*WORK REQUIRED:*
What are the lines from the one with "Give me the matplotlib source for this chart." through the one with "tef2_v = [3.3, 3.3]", inclusive? Output them exactly, and leave out the pictures.

*Records excerpted from a collection:*
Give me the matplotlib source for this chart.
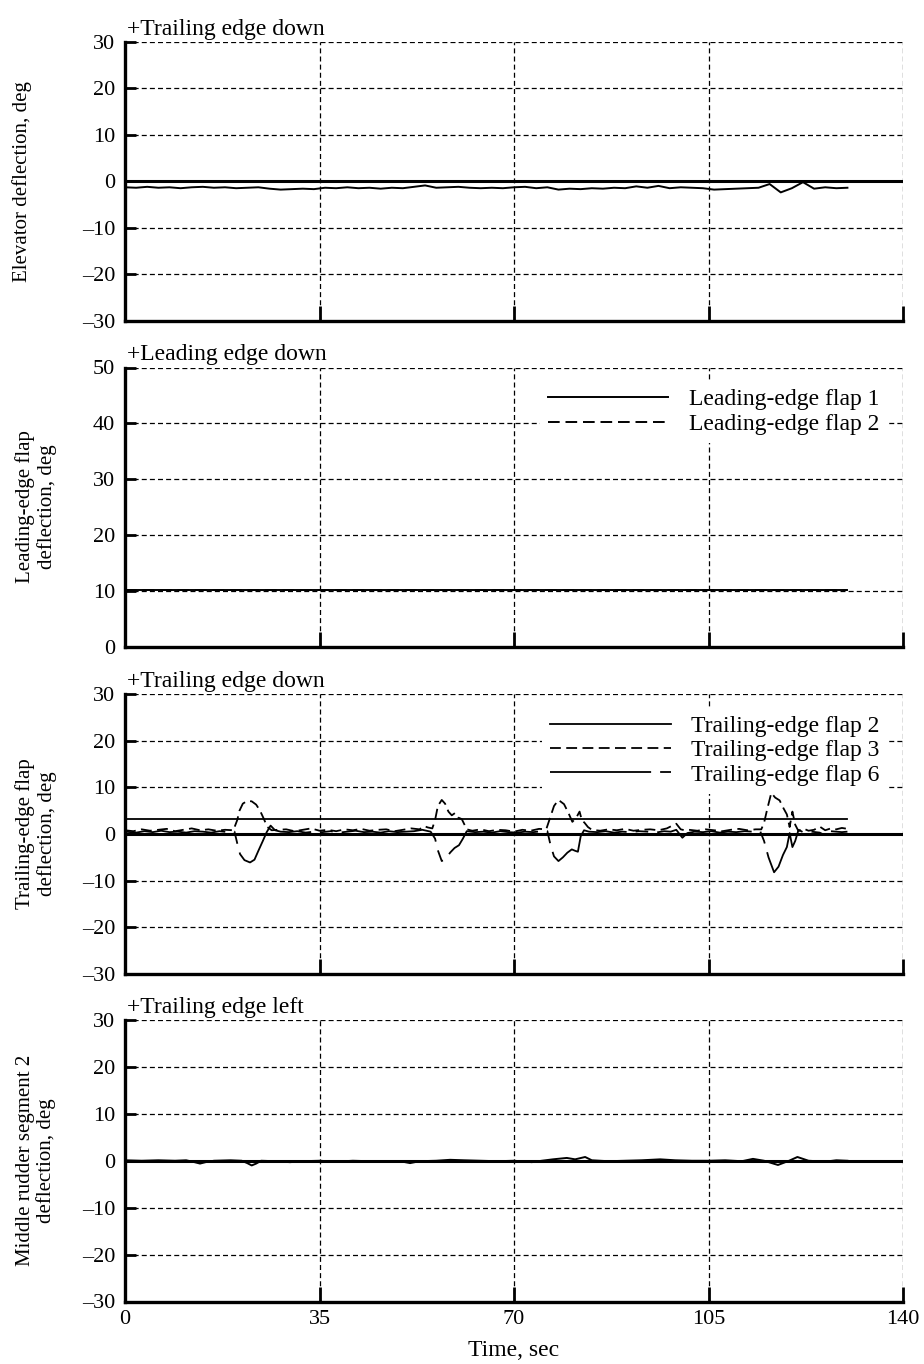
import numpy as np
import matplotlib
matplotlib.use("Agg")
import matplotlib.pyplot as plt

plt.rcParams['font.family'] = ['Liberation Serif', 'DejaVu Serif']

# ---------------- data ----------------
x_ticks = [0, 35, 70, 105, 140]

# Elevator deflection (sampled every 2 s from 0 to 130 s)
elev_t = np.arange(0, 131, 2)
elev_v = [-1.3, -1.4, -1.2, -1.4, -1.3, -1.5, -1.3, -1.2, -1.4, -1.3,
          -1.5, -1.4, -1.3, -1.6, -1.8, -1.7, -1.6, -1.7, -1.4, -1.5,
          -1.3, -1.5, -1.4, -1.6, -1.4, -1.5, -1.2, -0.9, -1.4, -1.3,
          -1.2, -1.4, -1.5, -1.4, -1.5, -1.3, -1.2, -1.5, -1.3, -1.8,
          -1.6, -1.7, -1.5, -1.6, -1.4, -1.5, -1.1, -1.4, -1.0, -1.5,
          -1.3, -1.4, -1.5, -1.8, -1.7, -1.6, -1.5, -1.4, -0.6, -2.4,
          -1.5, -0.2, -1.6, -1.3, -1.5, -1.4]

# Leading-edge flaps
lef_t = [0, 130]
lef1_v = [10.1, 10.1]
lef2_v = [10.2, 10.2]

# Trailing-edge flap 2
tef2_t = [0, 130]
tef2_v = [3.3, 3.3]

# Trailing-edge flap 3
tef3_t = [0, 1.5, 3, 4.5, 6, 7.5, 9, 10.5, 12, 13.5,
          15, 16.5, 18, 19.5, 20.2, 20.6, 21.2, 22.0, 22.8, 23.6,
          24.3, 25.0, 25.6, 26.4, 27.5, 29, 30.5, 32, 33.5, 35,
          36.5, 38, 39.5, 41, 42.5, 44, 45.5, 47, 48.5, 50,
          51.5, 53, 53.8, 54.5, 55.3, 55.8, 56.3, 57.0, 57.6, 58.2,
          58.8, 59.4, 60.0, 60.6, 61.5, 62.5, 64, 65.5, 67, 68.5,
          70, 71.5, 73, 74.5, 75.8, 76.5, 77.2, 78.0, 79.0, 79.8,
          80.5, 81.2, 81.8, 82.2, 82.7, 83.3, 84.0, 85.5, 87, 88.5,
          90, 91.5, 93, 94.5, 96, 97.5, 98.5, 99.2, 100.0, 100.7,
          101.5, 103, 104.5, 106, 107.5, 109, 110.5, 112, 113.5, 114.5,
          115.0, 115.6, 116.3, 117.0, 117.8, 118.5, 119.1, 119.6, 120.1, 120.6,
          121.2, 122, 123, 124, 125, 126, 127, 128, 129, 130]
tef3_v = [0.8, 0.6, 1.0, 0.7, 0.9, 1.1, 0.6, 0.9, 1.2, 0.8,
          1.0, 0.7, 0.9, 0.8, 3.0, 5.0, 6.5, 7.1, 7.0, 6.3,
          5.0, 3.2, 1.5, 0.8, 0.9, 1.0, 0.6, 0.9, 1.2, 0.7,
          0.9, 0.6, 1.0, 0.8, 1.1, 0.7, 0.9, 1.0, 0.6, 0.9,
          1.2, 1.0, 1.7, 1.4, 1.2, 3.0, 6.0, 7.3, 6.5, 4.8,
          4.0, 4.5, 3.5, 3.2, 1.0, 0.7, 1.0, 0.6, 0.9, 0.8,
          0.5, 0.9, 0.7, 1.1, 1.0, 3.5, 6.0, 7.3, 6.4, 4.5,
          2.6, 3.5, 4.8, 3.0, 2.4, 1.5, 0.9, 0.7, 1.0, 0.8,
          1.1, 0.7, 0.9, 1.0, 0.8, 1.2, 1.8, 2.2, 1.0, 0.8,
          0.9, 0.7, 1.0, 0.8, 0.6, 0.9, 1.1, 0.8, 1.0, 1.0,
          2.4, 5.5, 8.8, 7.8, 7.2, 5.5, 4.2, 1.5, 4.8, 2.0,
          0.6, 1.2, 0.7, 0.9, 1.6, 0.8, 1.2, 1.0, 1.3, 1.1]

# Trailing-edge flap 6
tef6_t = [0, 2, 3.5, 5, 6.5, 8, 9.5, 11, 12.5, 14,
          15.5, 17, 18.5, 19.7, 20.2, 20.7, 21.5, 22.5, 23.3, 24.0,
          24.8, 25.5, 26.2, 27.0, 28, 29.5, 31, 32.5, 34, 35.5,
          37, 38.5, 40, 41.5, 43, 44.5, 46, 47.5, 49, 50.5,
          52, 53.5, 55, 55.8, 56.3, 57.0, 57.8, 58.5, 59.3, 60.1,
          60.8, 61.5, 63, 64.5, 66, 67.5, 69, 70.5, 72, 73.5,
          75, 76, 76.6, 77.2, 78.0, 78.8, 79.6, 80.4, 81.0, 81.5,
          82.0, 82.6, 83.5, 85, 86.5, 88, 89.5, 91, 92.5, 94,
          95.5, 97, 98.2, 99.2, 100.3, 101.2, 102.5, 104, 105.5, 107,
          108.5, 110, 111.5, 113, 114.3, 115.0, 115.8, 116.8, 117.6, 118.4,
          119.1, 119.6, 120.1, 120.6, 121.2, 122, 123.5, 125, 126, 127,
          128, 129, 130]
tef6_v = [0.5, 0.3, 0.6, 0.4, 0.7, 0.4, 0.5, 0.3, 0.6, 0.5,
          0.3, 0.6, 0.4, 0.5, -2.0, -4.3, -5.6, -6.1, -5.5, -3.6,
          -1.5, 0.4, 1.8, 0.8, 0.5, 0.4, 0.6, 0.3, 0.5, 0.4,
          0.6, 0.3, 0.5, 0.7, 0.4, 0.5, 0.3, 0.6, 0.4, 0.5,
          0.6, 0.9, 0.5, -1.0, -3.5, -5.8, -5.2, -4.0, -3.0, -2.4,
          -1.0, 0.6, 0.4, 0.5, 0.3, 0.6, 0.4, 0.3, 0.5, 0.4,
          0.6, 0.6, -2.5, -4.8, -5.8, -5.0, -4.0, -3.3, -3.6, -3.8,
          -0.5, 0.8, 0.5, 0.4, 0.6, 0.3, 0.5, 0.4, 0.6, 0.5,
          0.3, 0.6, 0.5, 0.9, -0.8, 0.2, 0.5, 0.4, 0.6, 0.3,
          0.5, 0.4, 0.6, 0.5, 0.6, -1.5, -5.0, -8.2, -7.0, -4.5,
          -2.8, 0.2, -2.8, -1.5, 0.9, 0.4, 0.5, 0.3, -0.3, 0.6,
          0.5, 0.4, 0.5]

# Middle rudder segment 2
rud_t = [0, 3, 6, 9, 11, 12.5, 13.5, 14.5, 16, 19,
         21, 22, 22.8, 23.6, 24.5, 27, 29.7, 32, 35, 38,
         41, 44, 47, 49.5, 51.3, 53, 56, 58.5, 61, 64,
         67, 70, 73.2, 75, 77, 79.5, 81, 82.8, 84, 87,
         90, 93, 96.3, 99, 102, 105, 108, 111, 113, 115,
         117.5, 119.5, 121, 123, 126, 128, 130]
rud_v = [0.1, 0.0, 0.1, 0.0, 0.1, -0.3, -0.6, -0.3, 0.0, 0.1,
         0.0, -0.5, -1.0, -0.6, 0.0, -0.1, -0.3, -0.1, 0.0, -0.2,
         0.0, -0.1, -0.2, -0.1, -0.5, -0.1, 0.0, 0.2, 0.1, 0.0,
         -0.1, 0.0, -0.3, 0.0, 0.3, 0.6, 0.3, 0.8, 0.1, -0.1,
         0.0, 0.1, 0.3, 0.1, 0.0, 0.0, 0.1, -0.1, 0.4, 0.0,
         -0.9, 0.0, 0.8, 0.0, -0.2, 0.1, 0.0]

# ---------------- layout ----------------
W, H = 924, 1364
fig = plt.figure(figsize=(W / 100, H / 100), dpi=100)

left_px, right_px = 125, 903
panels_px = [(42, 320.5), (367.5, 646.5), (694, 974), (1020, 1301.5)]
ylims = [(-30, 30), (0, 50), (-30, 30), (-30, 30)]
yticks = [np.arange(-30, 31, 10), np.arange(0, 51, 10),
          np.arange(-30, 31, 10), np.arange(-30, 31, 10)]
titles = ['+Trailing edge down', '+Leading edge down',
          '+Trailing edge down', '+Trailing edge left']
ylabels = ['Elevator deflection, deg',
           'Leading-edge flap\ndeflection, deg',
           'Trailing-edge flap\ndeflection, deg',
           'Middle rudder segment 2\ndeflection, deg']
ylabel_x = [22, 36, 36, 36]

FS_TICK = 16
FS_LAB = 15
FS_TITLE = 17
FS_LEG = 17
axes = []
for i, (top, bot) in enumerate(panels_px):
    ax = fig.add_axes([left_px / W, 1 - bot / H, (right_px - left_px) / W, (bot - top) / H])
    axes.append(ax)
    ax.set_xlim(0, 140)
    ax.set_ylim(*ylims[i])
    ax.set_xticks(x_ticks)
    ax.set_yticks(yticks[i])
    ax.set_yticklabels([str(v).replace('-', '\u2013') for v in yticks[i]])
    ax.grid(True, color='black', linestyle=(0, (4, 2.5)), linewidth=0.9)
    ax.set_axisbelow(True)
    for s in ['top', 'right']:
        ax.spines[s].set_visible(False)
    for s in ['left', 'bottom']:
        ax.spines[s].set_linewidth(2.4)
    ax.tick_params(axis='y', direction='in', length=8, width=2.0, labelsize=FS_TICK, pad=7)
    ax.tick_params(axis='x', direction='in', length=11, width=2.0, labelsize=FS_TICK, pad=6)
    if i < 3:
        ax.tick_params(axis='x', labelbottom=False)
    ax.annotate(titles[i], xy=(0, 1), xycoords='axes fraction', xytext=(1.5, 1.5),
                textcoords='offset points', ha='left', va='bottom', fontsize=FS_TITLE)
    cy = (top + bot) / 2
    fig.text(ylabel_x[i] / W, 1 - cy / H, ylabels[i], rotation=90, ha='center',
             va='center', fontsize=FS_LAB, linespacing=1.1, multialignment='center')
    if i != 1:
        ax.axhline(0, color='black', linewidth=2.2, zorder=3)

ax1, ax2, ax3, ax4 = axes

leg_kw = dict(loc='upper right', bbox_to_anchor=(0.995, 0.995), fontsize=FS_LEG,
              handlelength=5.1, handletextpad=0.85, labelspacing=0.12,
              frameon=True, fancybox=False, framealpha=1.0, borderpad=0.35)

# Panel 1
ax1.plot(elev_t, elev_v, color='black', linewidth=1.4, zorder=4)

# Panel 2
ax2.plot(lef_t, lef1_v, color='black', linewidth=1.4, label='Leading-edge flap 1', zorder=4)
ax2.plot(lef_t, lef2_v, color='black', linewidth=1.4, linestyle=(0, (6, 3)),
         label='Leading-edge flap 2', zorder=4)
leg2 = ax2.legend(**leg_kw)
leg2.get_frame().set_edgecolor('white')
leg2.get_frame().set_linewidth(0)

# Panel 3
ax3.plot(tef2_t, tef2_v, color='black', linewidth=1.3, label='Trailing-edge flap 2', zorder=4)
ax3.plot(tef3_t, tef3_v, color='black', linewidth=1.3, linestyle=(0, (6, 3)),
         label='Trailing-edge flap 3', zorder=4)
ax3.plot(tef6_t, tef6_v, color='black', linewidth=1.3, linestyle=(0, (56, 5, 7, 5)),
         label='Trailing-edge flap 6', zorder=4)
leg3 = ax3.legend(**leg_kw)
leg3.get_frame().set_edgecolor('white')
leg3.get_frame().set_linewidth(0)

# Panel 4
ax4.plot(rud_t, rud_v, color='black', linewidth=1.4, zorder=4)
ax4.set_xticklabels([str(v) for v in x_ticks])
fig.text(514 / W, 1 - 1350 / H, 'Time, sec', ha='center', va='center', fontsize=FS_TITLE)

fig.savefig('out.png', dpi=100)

* * *

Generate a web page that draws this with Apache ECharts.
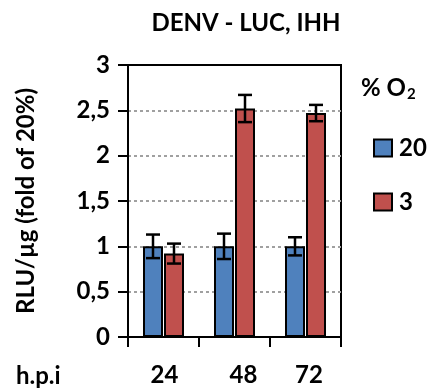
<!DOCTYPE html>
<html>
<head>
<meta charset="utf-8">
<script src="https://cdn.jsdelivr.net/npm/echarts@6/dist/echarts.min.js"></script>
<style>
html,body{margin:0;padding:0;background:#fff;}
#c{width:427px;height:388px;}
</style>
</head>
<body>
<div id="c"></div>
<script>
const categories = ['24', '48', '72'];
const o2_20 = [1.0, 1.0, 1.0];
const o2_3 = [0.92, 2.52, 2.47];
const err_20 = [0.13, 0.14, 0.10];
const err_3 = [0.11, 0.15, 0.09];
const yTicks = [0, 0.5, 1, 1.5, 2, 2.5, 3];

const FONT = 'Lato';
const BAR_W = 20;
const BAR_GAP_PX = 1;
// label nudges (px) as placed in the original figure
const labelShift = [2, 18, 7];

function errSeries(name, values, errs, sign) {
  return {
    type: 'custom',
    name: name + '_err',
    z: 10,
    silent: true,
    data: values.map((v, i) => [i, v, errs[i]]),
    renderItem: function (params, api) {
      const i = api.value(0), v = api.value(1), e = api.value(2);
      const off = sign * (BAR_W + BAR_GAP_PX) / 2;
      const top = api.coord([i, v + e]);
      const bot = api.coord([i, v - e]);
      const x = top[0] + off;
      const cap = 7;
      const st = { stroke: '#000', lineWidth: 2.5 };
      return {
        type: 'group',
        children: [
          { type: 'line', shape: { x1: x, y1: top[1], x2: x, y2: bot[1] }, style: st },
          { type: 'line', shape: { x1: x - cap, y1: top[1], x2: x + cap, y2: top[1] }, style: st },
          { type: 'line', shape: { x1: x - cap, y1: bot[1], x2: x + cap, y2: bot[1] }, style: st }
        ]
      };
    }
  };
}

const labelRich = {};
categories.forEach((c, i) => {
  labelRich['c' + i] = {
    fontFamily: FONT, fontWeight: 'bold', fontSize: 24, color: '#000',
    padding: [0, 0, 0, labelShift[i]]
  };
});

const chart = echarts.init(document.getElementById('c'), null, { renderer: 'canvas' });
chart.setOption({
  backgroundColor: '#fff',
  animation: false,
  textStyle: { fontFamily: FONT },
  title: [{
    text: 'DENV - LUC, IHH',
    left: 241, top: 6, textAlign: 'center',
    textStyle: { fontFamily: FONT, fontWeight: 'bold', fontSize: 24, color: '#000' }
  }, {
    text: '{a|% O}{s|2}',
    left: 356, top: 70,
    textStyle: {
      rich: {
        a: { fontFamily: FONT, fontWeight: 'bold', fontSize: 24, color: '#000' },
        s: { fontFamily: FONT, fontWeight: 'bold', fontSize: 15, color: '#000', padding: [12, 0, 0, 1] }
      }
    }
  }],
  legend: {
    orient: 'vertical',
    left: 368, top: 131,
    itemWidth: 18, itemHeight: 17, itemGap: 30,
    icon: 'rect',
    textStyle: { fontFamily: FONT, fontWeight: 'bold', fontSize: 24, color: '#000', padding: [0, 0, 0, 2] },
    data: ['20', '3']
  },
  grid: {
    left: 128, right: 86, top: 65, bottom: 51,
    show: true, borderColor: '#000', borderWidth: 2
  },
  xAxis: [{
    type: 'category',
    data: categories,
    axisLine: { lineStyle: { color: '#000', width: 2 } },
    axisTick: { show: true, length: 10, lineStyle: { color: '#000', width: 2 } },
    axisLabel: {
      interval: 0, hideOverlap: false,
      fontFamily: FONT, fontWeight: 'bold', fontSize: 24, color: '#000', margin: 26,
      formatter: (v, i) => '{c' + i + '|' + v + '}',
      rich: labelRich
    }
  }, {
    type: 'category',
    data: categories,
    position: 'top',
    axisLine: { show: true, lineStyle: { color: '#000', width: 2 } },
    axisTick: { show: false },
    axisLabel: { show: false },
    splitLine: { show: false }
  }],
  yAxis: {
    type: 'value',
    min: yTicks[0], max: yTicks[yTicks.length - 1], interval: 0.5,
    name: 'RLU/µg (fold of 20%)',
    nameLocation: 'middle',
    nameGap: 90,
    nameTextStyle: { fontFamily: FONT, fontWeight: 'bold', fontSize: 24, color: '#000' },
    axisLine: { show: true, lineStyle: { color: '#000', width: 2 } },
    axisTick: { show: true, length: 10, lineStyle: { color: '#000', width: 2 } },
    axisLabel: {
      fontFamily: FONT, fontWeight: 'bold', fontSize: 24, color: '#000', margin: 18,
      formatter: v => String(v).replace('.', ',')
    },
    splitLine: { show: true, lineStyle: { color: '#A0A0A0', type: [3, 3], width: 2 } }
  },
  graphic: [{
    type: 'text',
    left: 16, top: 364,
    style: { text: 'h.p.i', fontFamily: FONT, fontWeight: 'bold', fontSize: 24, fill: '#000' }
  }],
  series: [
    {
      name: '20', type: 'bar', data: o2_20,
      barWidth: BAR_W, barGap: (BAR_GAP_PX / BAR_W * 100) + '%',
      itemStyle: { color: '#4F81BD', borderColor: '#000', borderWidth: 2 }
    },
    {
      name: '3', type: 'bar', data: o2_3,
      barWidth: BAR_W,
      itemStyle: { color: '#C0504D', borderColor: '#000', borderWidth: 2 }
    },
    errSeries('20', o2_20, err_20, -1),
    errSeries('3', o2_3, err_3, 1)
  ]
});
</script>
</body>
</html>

--

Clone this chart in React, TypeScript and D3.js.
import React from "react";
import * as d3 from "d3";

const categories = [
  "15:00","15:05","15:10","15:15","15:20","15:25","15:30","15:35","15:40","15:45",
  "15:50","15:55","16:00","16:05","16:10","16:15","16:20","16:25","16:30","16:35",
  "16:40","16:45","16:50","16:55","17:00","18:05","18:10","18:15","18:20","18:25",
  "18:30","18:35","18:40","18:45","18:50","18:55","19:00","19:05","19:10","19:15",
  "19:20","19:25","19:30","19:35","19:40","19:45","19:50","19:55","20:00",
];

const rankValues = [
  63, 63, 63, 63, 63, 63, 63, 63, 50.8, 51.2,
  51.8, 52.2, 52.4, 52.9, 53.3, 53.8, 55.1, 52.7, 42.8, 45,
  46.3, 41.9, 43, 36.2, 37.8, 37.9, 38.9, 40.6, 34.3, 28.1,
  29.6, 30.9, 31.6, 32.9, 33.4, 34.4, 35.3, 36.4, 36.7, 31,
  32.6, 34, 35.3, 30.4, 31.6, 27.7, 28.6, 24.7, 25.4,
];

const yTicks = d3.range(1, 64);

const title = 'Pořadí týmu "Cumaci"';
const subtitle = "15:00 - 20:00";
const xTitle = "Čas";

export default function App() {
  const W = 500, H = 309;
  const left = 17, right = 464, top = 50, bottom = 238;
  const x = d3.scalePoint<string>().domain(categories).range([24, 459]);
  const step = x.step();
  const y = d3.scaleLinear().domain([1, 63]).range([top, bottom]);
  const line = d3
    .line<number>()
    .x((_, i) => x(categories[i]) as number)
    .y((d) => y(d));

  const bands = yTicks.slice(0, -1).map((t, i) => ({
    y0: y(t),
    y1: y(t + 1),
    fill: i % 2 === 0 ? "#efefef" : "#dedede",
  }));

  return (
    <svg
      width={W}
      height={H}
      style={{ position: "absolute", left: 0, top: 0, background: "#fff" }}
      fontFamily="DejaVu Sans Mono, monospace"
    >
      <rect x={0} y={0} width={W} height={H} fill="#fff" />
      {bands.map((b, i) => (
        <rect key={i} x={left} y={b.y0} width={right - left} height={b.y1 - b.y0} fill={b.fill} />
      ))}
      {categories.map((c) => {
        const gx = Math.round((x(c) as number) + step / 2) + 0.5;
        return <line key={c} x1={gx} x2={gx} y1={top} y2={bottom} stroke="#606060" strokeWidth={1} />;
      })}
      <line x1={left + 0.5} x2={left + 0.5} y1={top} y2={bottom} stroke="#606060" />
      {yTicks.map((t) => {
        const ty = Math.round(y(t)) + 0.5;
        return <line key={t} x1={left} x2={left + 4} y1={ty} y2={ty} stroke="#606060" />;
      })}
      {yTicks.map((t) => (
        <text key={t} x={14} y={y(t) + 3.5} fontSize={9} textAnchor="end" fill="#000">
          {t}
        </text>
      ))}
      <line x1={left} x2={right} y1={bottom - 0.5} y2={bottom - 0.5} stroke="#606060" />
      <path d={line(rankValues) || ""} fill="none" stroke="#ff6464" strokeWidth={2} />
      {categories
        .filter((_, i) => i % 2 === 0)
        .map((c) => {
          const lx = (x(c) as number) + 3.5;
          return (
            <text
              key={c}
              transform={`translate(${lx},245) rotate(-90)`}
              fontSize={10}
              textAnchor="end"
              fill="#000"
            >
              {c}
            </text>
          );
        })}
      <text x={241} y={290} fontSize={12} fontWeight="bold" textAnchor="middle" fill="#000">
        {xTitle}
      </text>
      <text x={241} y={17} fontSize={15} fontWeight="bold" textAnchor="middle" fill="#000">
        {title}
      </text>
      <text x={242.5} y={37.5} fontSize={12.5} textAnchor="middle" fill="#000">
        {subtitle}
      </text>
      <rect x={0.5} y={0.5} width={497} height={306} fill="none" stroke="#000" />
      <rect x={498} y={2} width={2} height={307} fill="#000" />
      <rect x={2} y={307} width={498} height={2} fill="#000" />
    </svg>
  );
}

*WORKED SOLUTION:*
Give me the matplotlib source for this chart.
import numpy as np
import matplotlib
matplotlib.use("Agg")
import matplotlib.pyplot as plt

plt.rcParams['font.family'] = ['Liberation Serif', 'DejaVu Serif']

# ---------------- data ----------------
x_ticks = [0, 35, 70, 105, 140]

# Elevator deflection (sampled every 2 s from 0 to 130 s)
elev_t = np.arange(0, 131, 2)
elev_v = [-1.3, -1.4, -1.2, -1.4, -1.3, -1.5, -1.3, -1.2, -1.4, -1.3,
          -1.5, -1.4, -1.3, -1.6, -1.8, -1.7, -1.6, -1.7, -1.4, -1.5,
          -1.3, -1.5, -1.4, -1.6, -1.4, -1.5, -1.2, -0.9, -1.4, -1.3,
          -1.2, -1.4, -1.5, -1.4, -1.5, -1.3, -1.2, -1.5, -1.3, -1.8,
          -1.6, -1.7, -1.5, -1.6, -1.4, -1.5, -1.1, -1.4, -1.0, -1.5,
          -1.3, -1.4, -1.5, -1.8, -1.7, -1.6, -1.5, -1.4, -0.6, -2.4,
          -1.5, -0.2, -1.6, -1.3, -1.5, -1.4]

# Leading-edge flaps
lef_t = [0, 130]
lef1_v = [10.1, 10.1]
lef2_v = [10.2, 10.2]

# Trailing-edge flap 2
tef2_t = [0, 130]
tef2_v = [3.3, 3.3]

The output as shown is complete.